Exercise directions
Each entry here needs to be set down again exactly, please; pictures are left out.
•••••
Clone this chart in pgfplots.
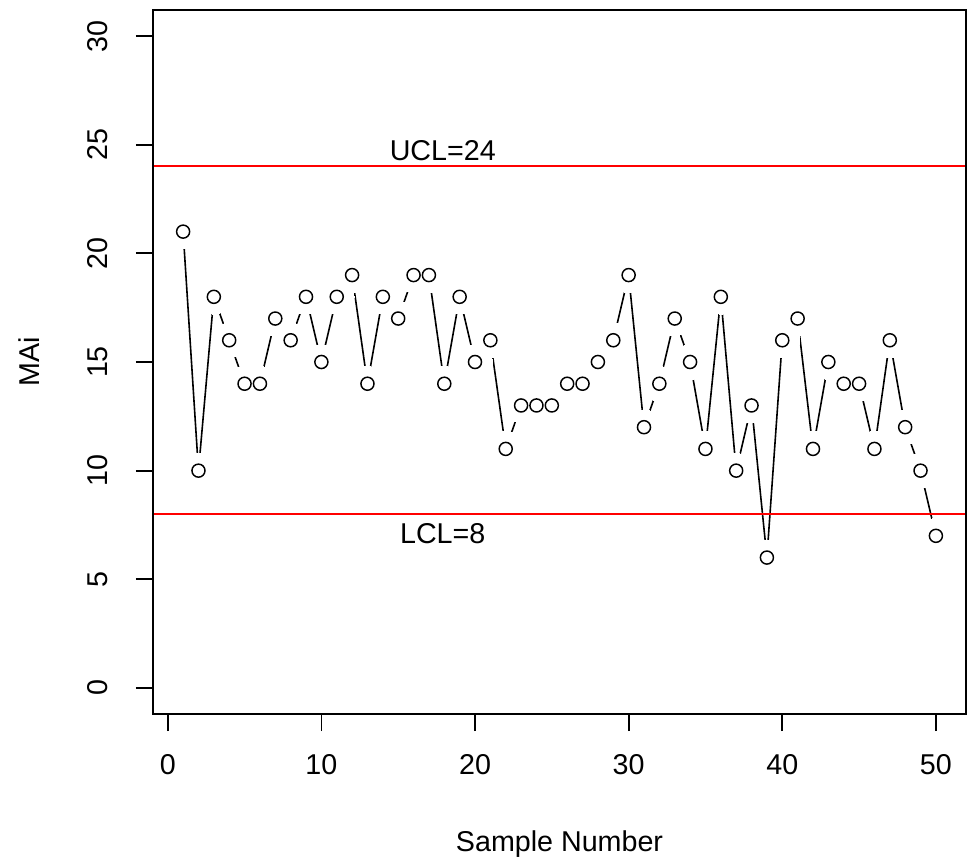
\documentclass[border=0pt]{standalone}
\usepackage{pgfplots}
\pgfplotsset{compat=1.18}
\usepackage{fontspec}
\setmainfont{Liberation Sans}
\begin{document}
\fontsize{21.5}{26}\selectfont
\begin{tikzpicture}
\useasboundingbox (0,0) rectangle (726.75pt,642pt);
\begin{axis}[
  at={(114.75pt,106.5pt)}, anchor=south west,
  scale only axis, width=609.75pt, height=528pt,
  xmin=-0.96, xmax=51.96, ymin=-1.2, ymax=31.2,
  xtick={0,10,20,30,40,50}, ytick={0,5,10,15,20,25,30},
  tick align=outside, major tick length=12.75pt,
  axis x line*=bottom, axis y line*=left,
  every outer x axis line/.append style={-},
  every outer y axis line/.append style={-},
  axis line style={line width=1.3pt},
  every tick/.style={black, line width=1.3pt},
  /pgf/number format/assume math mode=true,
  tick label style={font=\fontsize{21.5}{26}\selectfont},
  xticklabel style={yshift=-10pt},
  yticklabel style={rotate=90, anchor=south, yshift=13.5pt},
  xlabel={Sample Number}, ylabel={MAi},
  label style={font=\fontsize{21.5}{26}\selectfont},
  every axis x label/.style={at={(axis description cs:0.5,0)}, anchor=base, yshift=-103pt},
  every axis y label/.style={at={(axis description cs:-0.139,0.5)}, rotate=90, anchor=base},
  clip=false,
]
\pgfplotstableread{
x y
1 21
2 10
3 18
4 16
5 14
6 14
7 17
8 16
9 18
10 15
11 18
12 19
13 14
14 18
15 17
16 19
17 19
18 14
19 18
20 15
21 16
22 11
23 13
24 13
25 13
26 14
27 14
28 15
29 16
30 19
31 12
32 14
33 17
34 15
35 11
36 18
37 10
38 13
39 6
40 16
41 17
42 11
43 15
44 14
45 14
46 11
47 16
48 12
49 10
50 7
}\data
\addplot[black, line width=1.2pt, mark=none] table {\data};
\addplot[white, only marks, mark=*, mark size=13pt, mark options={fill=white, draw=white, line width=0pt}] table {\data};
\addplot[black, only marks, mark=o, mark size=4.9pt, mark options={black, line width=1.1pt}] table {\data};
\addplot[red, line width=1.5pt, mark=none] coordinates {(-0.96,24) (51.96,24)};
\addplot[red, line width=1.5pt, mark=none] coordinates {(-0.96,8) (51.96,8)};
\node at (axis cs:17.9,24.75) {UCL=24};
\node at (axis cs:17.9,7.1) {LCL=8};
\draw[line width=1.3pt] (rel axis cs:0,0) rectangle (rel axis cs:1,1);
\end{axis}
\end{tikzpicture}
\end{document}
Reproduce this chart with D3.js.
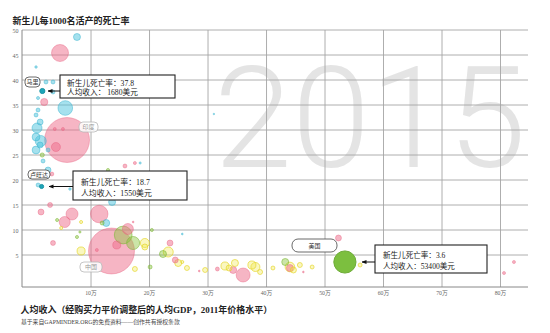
•••••
Response to the task
Clone this chart in pgfplots.
\documentclass[border=0pt]{standalone}
\usepackage{pgfplots}
\pgfplotsset{compat=1.18}
\usepackage{fontspec}
\setmainfont{Liberation Sans}
\begin{document}
\fontsize{21.5}{26}\selectfont
\begin{tikzpicture}
\useasboundingbox (0,0) rectangle (726.75pt,642pt);
\begin{axis}[
  at={(114.75pt,106.5pt)}, anchor=south west,
  scale only axis, width=609.75pt, height=528pt,
  xmin=-0.96, xmax=51.96, ymin=-1.2, ymax=31.2,
  xtick={0,10,20,30,40,50}, ytick={0,5,10,15,20,25,30},
  tick align=outside, major tick length=12.75pt,
  axis x line*=bottom, axis y line*=left,
  every outer x axis line/.append style={-},
  every outer y axis line/.append style={-},
  axis line style={line width=1.3pt},
  every tick/.style={black, line width=1.3pt},
  /pgf/number format/assume math mode=true,
  tick label style={font=\fontsize{21.5}{26}\selectfont},
  xticklabel style={yshift=-10pt},
  yticklabel style={rotate=90, anchor=south, yshift=13.5pt},
  xlabel={Sample Number}, ylabel={MAi},
  label style={font=\fontsize{21.5}{26}\selectfont},
  every axis x label/.style={at={(axis description cs:0.5,0)}, anchor=base, yshift=-103pt},
  every axis y label/.style={at={(axis description cs:-0.139,0.5)}, rotate=90, anchor=base},
  clip=false,
]
\pgfplotstableread{
x y
1 21
2 10
3 18
4 16
5 14
6 14
7 17
8 16
9 18
10 15
11 18
12 19
13 14
14 18
15 17
16 19
17 19
18 14
19 18
20 15
21 16
22 11
23 13
24 13
25 13
26 14
27 14
28 15
29 16
30 19
31 12
32 14
33 17
34 15
35 11
36 18
37 10
38 13
39 6
40 16
41 17
42 11
43 15
44 14
45 14
46 11
47 16
48 12
49 10
50 7
}\data
\addplot[black, line width=1.2pt, mark=none] table {\data};
\addplot[white, only marks, mark=*, mark size=13pt, mark options={fill=white, draw=white, line width=0pt}] table {\data};
\addplot[black, only marks, mark=o, mark size=4.9pt, mark options={black, line width=1.1pt}] table {\data};
\addplot[red, line width=1.5pt, mark=none] coordinates {(-0.96,24) (51.96,24)};
\addplot[red, line width=1.5pt, mark=none] coordinates {(-0.96,8) (51.96,8)};
\node at (axis cs:17.9,24.75) {UCL=24};
\node at (axis cs:17.9,7.1) {LCL=8};
\draw[line width=1.3pt] (rel axis cs:0,0) rectangle (rel axis cs:1,1);
\end{axis}
\end{tikzpicture}
\end{document}
Reproduce this chart with D3.js.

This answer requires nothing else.